* **Aim**
Pictures in the records should not be copied, but every other part must be repeated exactly.

* **Entries shown**
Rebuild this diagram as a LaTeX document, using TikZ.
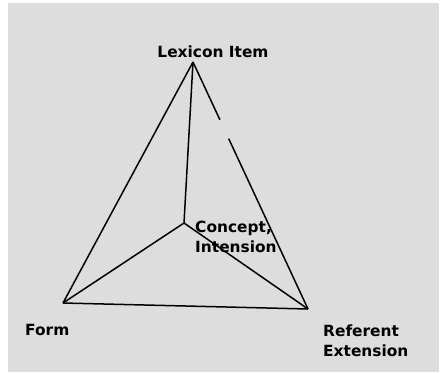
\documentclass[tikz,border=0pt]{standalone}
\usepackage{fontspec}
\setmainfont{DejaVu Sans}
\usetikzlibrary{calc,positioning}
\definecolor{bggray}{RGB}{221,221,221}

\begin{document}
\begin{tikzpicture}[
    x=1pt, y=-1pt,
    font=\bfseries\fontsize{15.4}{20}\selectfont,
    lbl/.style={inner sep=0pt, align=left},
    edge/.style={line width=1.5pt, draw=black}
  ]
    \useasboundingbox (0,0) rectangle (441,372);
    \fill[bggray] (8,3) rectangle (439,372);

    % vertices of the tetrahedron
    \coordinate (lex) at (193,62);
    \coordinate (form) at (63,303);
    \coordinate (ref) at (308,309);
    \coordinate (conc) at (184,223);

    % labels
    \node[lbl] (lexlbl) at (213,52) {Lexicon Item};
    \node[lbl, anchor=west] (conclbl) at (195,237) {Concept,\\Intension};
    \node[lbl, anchor=west] (formlbl) at (25,330) {Form};
    \node[lbl, anchor=west] (reflbl) at (323,341) {Referent\\Extension};

    % edges
    \draw[edge] (lex) -- (form);
    \draw[edge] (lex) -- ($(lex)!0.234!(ref)$);
    \draw[edge] ($(lex)!0.31!(ref)$) -- (ref);
    \draw[edge] (lex) -- (conc);
    \draw[edge] (conc) -- (form);
    \draw[edge] (conc) -- (ref);
    \draw[edge] (form) -- (ref);
  \end{tikzpicture}
\end{document}
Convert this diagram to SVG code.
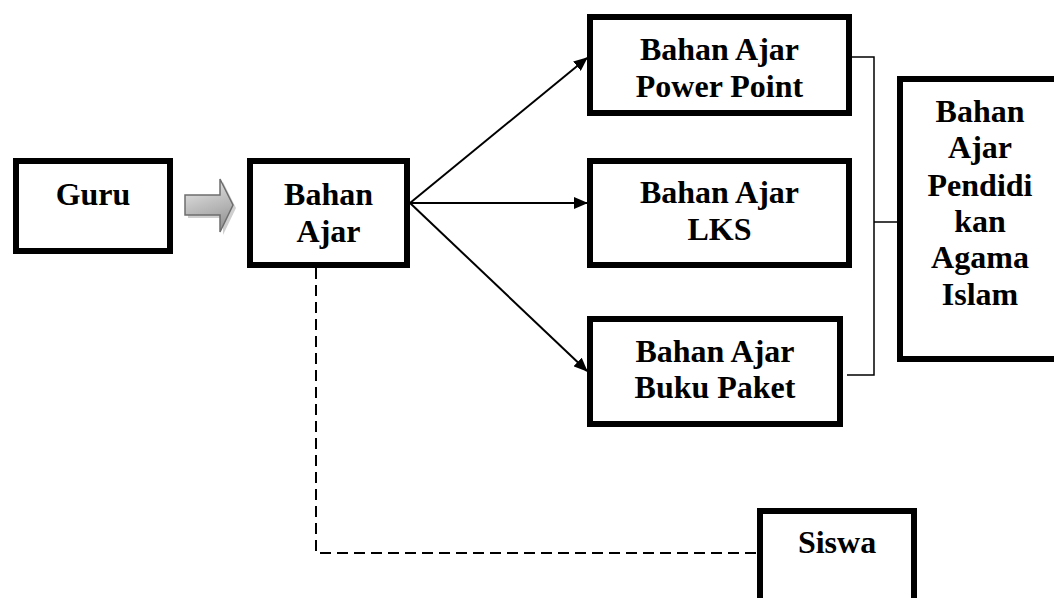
<svg xmlns="http://www.w3.org/2000/svg" width="1054" height="598" viewBox="0 0 1054 598">
<style>
.box{fill:#fff;stroke:#000;stroke-width:6}
.t{font-family:"Liberation Serif","Times New Roman",serif;font-weight:bold;font-size:32px;text-anchor:middle;fill:#000}
.arr{stroke:#000;stroke-width:2;fill:none}
.thin{stroke:#000;stroke-width:1.5;fill:none}
.dash{stroke:#000;stroke-width:2;fill:none;stroke-dasharray:11,6}
</style>
<defs>
<marker id="ah" markerWidth="14" markerHeight="12" refX="13" refY="6" orient="auto" markerUnits="userSpaceOnUse">
<path d="M0,0 L14,6 L0,12 Z" fill="#000"/>
</marker>
<linearGradient id="g" x1="0" y1="0" x2="0.3" y2="1">
<stop offset="0" stop-color="#eeeeee"/>
<stop offset="1" stop-color="#9a9a9a"/>
</linearGradient>
</defs>
<rect width="1054" height="598" fill="#fff"/>
<g id="connectors">
<line class="arr" x1="410" y1="203" x2="587" y2="58" marker-end="url(#ah)"/>
<line class="arr" x1="410" y1="203" x2="587" y2="203" marker-end="url(#ah)"/>
<line class="arr" x1="410" y1="203" x2="587" y2="371" marker-end="url(#ah)"/>
<polyline class="thin" points="852,57 874,57 874,375 847,375"/>
<line class="thin" x1="874" y1="222" x2="897" y2="222"/>
<polyline class="dash" points="316,268 316,553 757,553"/>
<g id="block-arrow">
<path d="M188,198 L223,198 L223,182 L236,208 L223,235 L223,218 L188,218 Z" fill="#cfcfcf"/>
<path d="M185,195 L220,195 L220,179 L233,205 L220,232 L220,215 L185,215 Z" fill="url(#g)" stroke="#6e6e6e" stroke-width="1.5"/>
</g>
</g>
<g id="guru"><rect class="box" x="16" y="161" width="154" height="90"/><text class="t" x="93" y="205">Guru</text></g>
<g id="bahan-ajar"><rect class="box" x="250" y="161" width="157" height="104"/><text class="t" x="328.5" y="205">Bahan</text><text class="t" x="328.5" y="242">Ajar</text></g>
<g id="power-point"><rect class="box" x="590" y="17" width="259" height="96"/><text class="t" x="719.5" y="60">Bahan Ajar</text><text class="t" x="719.5" y="97">Power Point</text></g>
<g id="lks"><rect class="box" x="590" y="161" width="259" height="104"/><text class="t" x="719.5" y="203">Bahan Ajar</text><text class="t" x="719.5" y="240">LKS</text></g>
<g id="buku-paket"><rect class="box" x="590" y="319" width="250" height="105"/><text class="t" x="715" y="362">Bahan Ajar</text><text class="t" x="715" y="398">Buku Paket</text></g>
<g id="pai"><rect class="box" x="900" y="79" width="163" height="280"/>
<text class="t" x="980" y="122">Bahan</text><text class="t" x="980" y="158">Ajar</text><text class="t" x="980" y="196">Pendidi</text><text class="t" x="980" y="232">kan</text><text class="t" x="980" y="268">Agama</text><text class="t" x="980" y="305">Islam</text></g>
<g id="siswa"><rect class="box" x="760" y="511" width="154" height="100"/><text class="t" x="837" y="553">Siswa</text></g>
</svg>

* **Full output**
Rebuild this diagram as a LaTeX document, using TikZ.
\documentclass[tikz,border=0pt]{standalone}
\usepackage{fontspec}
\setmainfont{DejaVu Sans}
\usetikzlibrary{calc,positioning}
\definecolor{bggray}{RGB}{221,221,221}

\begin{document}
\begin{tikzpicture}[
    x=1pt, y=-1pt,
    font=\bfseries\fontsize{15.4}{20}\selectfont,
    lbl/.style={inner sep=0pt, align=left},
    edge/.style={line width=1.5pt, draw=black}
  ]
    \useasboundingbox (0,0) rectangle (441,372);
    \fill[bggray] (8,3) rectangle (439,372);

    % vertices of the tetrahedron
    \coordinate (lex) at (193,62);
    \coordinate (form) at (63,303);
    \coordinate (ref) at (308,309);
    \coordinate (conc) at (184,223);

    % labels
    \node[lbl] (lexlbl) at (213,52) {Lexicon Item};
    \node[lbl, anchor=west] (conclbl) at (195,237) {Concept,\\Intension};
    \node[lbl, anchor=west] (formlbl) at (25,330) {Form};
    \node[lbl, anchor=west] (reflbl) at (323,341) {Referent\\Extension};

    % edges
    \draw[edge] (lex) -- (form);
    \draw[edge] (lex) -- ($(lex)!0.234!(ref)$);
    \draw[edge] ($(lex)!0.31!(ref)$) -- (ref);
    \draw[edge] (lex) -- (conc);
    \draw[edge] (conc) -- (form);
    \draw[edge] (conc) -- (ref);
    \draw[edge] (form) -- (ref);
  \end{tikzpicture}
\end{document}
Convert this diagram to SVG code.
<svg xmlns="http://www.w3.org/2000/svg" width="1054" height="598" viewBox="0 0 1054 598">
<style>
.box{fill:#fff;stroke:#000;stroke-width:6}
.t{font-family:"Liberation Serif","Times New Roman",serif;font-weight:bold;font-size:32px;text-anchor:middle;fill:#000}
.arr{stroke:#000;stroke-width:2;fill:none}
.thin{stroke:#000;stroke-width:1.5;fill:none}
.dash{stroke:#000;stroke-width:2;fill:none;stroke-dasharray:11,6}
</style>
<defs>
<marker id="ah" markerWidth="14" markerHeight="12" refX="13" refY="6" orient="auto" markerUnits="userSpaceOnUse">
<path d="M0,0 L14,6 L0,12 Z" fill="#000"/>
</marker>
<linearGradient id="g" x1="0" y1="0" x2="0.3" y2="1">
<stop offset="0" stop-color="#eeeeee"/>
<stop offset="1" stop-color="#9a9a9a"/>
</linearGradient>
</defs>
<rect width="1054" height="598" fill="#fff"/>
<g id="connectors">
<line class="arr" x1="410" y1="203" x2="587" y2="58" marker-end="url(#ah)"/>
<line class="arr" x1="410" y1="203" x2="587" y2="203" marker-end="url(#ah)"/>
<line class="arr" x1="410" y1="203" x2="587" y2="371" marker-end="url(#ah)"/>
<polyline class="thin" points="852,57 874,57 874,375 847,375"/>
<line class="thin" x1="874" y1="222" x2="897" y2="222"/>
<polyline class="dash" points="316,268 316,553 757,553"/>
<g id="block-arrow">
<path d="M188,198 L223,198 L223,182 L236,208 L223,235 L223,218 L188,218 Z" fill="#cfcfcf"/>
<path d="M185,195 L220,195 L220,179 L233,205 L220,232 L220,215 L185,215 Z" fill="url(#g)" stroke="#6e6e6e" stroke-width="1.5"/>
</g>
</g>
<g id="guru"><rect class="box" x="16" y="161" width="154" height="90"/><text class="t" x="93" y="205">Guru</text></g>
<g id="bahan-ajar"><rect class="box" x="250" y="161" width="157" height="104"/><text class="t" x="328.5" y="205">Bahan</text><text class="t" x="328.5" y="242">Ajar</text></g>
<g id="power-point"><rect class="box" x="590" y="17" width="259" height="96"/><text class="t" x="719.5" y="60">Bahan Ajar</text><text class="t" x="719.5" y="97">Power Point</text></g>
<g id="lks"><rect class="box" x="590" y="161" width="259" height="104"/><text class="t" x="719.5" y="203">Bahan Ajar</text><text class="t" x="719.5" y="240">LKS</text></g>
<g id="buku-paket"><rect class="box" x="590" y="319" width="250" height="105"/><text class="t" x="715" y="362">Bahan Ajar</text><text class="t" x="715" y="398">Buku Paket</text></g>
<g id="pai"><rect class="box" x="900" y="79" width="163" height="280"/>
<text class="t" x="980" y="122">Bahan</text><text class="t" x="980" y="158">Ajar</text><text class="t" x="980" y="196">Pendidi</text><text class="t" x="980" y="232">kan</text><text class="t" x="980" y="268">Agama</text><text class="t" x="980" y="305">Islam</text></g>
<g id="siswa"><rect class="box" x="760" y="511" width="154" height="100"/><text class="t" x="837" y="553">Siswa</text></g>
</svg>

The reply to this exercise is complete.